22 Fast Food Bad, Slow Food Also Bad
Fast food is often criticized but slow food cannot scale to meet the requirements of a population approaching 10 billion. Fast food is a machine whose moving parts are visible. The golden arches of McDonald’s are believed to be among the most recognized symbols on the planet. The company’s industrial design strategies – everything in a fast food kitchen is on the clock – and end products are now-familiar skeuomorphs that mask the legal agreements, intellectual property, and management protocols that in fact define the business.
The opposite of fast food isn’t slow food – it’s better fast food. It’s clear that if we’re serious about halting atmospheric warming we need big oil’s infrastructure to drawn down and store carbon, perhaps the same is true of food? A franchise that constitutes and packages algae or tofu in a vibrant spectrum of dishes and on-the-go forms could be the first ecological fast food restaurant. The production of patties, nuggets, and sauces is obscure by design. When Donald Trump presented Clemson University’s football team with burgers and “many, many french fries” served on golden platters during the federal shutdown in early 2019, he did so entirely without irony. Consider then the scenes that Barack Obama and Joe Biden were a part of when they chose to have burgers for lunch. The pair dined in small-scale, local establishments, carefully constructed from the condiments to the other diners somehow unaware the president was in the next booth over. Trump’s lack of awareness revealed Obama’s conceit.

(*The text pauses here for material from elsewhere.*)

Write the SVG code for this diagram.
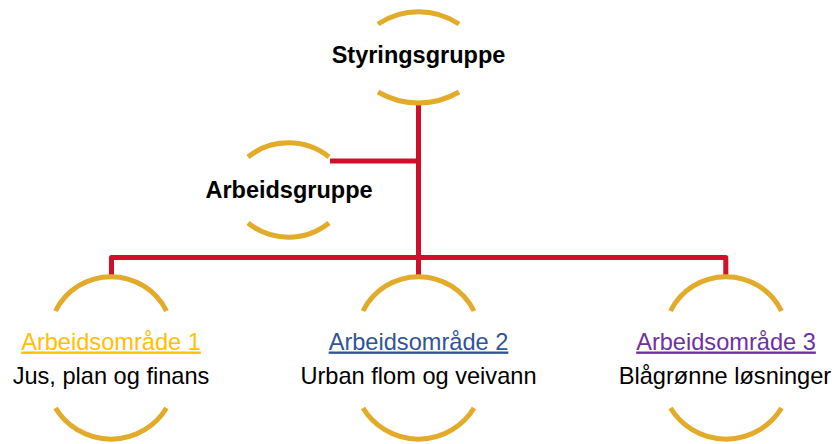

The same dialectic applies to slow food – where food is no longer evaluated for what it is or does but rather what it represents. In many respects, the slow food movement thinks food matters more than it does, emphasizing regional, communal practices by obscuring the relational and actual dynamics by which they emerge. Slow food instrumentalizes sentimentality to draw food cultures into the global economy, “saving” traditions soon to be “lost” to globalization by reproducing them as artefacts. The choices over which dishes are to be saved are made by the usual cast of Euro-American elites. Consider Oscar Farinetti, owner of the Eataly franchise and founder of a food-oriented theme park in Bologna who has made millions exporting the dream of Italian sun-kissed culinary richness. Meanwhile Italy’s real food politics are concerned with other matters. Ask any Italian, the food system is poisonous and mozzarella di bufala is literally garbage.